TASK GOAL → Transcribe the records that follow exactly. Skip the pictures.

EXTRACTED DATA →
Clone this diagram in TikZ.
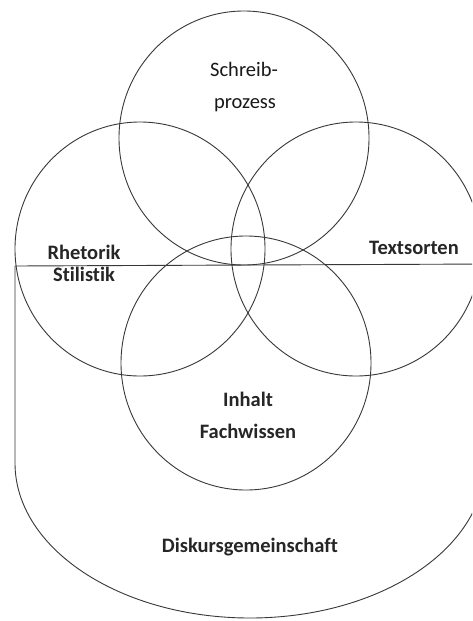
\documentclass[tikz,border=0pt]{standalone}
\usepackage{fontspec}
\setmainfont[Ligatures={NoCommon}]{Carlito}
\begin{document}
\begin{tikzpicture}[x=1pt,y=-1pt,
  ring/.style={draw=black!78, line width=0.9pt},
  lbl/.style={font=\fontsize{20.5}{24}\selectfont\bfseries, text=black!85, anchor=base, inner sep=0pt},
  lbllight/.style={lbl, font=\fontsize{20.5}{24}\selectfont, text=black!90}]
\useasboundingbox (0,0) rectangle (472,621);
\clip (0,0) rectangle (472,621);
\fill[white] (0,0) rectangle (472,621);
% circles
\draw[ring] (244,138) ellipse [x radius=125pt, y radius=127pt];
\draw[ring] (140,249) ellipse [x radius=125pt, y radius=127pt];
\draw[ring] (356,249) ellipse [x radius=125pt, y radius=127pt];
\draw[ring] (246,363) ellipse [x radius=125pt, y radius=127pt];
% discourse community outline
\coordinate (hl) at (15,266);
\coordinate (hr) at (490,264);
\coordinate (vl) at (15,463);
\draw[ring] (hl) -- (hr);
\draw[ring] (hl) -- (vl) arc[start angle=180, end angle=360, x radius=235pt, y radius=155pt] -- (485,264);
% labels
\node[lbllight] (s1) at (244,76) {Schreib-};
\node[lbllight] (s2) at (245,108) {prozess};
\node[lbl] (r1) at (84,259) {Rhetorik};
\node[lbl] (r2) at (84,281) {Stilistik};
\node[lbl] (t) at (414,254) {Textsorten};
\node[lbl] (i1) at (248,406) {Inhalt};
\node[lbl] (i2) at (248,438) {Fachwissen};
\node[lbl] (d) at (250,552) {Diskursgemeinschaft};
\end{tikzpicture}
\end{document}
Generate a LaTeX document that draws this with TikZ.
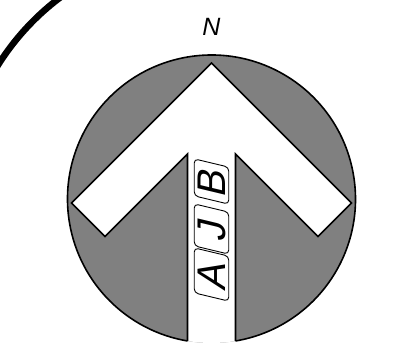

TASK RESPONSE →
Clone this diagram in TikZ.
\documentclass[tikz,border=0pt]{standalone}
\usepackage{fontspec}
\setmainfont[Ligatures={NoCommon}]{Carlito}
\begin{document}
\begin{tikzpicture}[x=1pt,y=-1pt,
  ring/.style={draw=black!78, line width=0.9pt},
  lbl/.style={font=\fontsize{20.5}{24}\selectfont\bfseries, text=black!85, anchor=base, inner sep=0pt},
  lbllight/.style={lbl, font=\fontsize{20.5}{24}\selectfont, text=black!90}]
\useasboundingbox (0,0) rectangle (472,621);
\clip (0,0) rectangle (472,621);
\fill[white] (0,0) rectangle (472,621);
% circles
\draw[ring] (244,138) ellipse [x radius=125pt, y radius=127pt];
\draw[ring] (140,249) ellipse [x radius=125pt, y radius=127pt];
\draw[ring] (356,249) ellipse [x radius=125pt, y radius=127pt];
\draw[ring] (246,363) ellipse [x radius=125pt, y radius=127pt];
% discourse community outline
\coordinate (hl) at (15,266);
\coordinate (hr) at (490,264);
\coordinate (vl) at (15,463);
\draw[ring] (hl) -- (hr);
\draw[ring] (hl) -- (vl) arc[start angle=180, end angle=360, x radius=235pt, y radius=155pt] -- (485,264);
% labels
\node[lbllight] (s1) at (244,76) {Schreib-};
\node[lbllight] (s2) at (245,108) {prozess};
\node[lbl] (r1) at (84,259) {Rhetorik};
\node[lbl] (r2) at (84,281) {Stilistik};
\node[lbl] (t) at (414,254) {Textsorten};
\node[lbl] (i1) at (248,406) {Inhalt};
\node[lbl] (i2) at (248,438) {Fachwissen};
\node[lbl] (d) at (250,552) {Diskursgemeinschaft};
\end{tikzpicture}
\end{document}
Generate a LaTeX document that draws this with TikZ.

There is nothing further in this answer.